Het belang van het onderzoek kan echter met zich meebrengen dat over de originele voorwerpen, zoals schriftelijke bescheiden, dient te kunnen worden beschikt omdat deze als overtuigingsstuk dienst zullen doen, zoals in geval van valsheden. Ook kan het voorkomen dat het in het belang van het onderzoek is dat (tijdelijk) de beschikking wordt verkregen over bijvoorbeeld een (partieel) compleet financieel dossier zodat onderzoek kan worden gedaan naar eventuele valsheden. Verder kunnen spoedeisende belangen of risico’s – liggende in de sfeer van collusie – een reden zijn om op zo kort mogelijke termijn direct fysiek over de verlangde voorwerpen te beschikken.
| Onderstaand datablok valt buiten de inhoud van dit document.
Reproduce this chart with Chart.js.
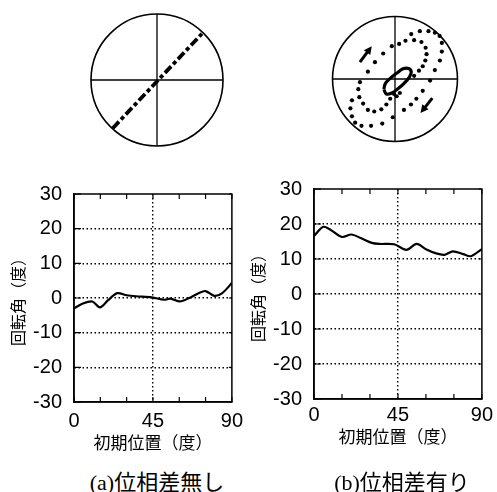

In voornoemde gevallen – hetgeen ook in het proces-verbaal ter inbeslagneming of uitlevering ter inbeslagneming dient te worden onderbouwd – is de weg van de zwaardere en/of bijzondere bevoegdheid uiteraard de meest aangewezen.
Vorderen van gegevens in het kader van een Strafrechtelijk Financieel Onderzoek (SFO)
In het geval van een SFO heeft een opsporingsambtenaar geen vrije keuze om gegevens op te vragen op grond van de artt. 126nc/126uc–126nh/126uh Sv of op grond van art. 126a lid 1 Sv. Aangezien het in het kader van een SFO gaat om het toepassen van een bevoegdheid die speciaal is gegeven met het oog op een bepaald doel zal de opsporingsambtenaar de gegevens in dit geval moeten vorderen op grond van art. 126a Sv. Ten aanzien van gevoelige gegevens geldt echter dat deze gegevens, ook tijdens een SFO, alleen gevorderd kunnen worden op basis van art. 126nf Sv.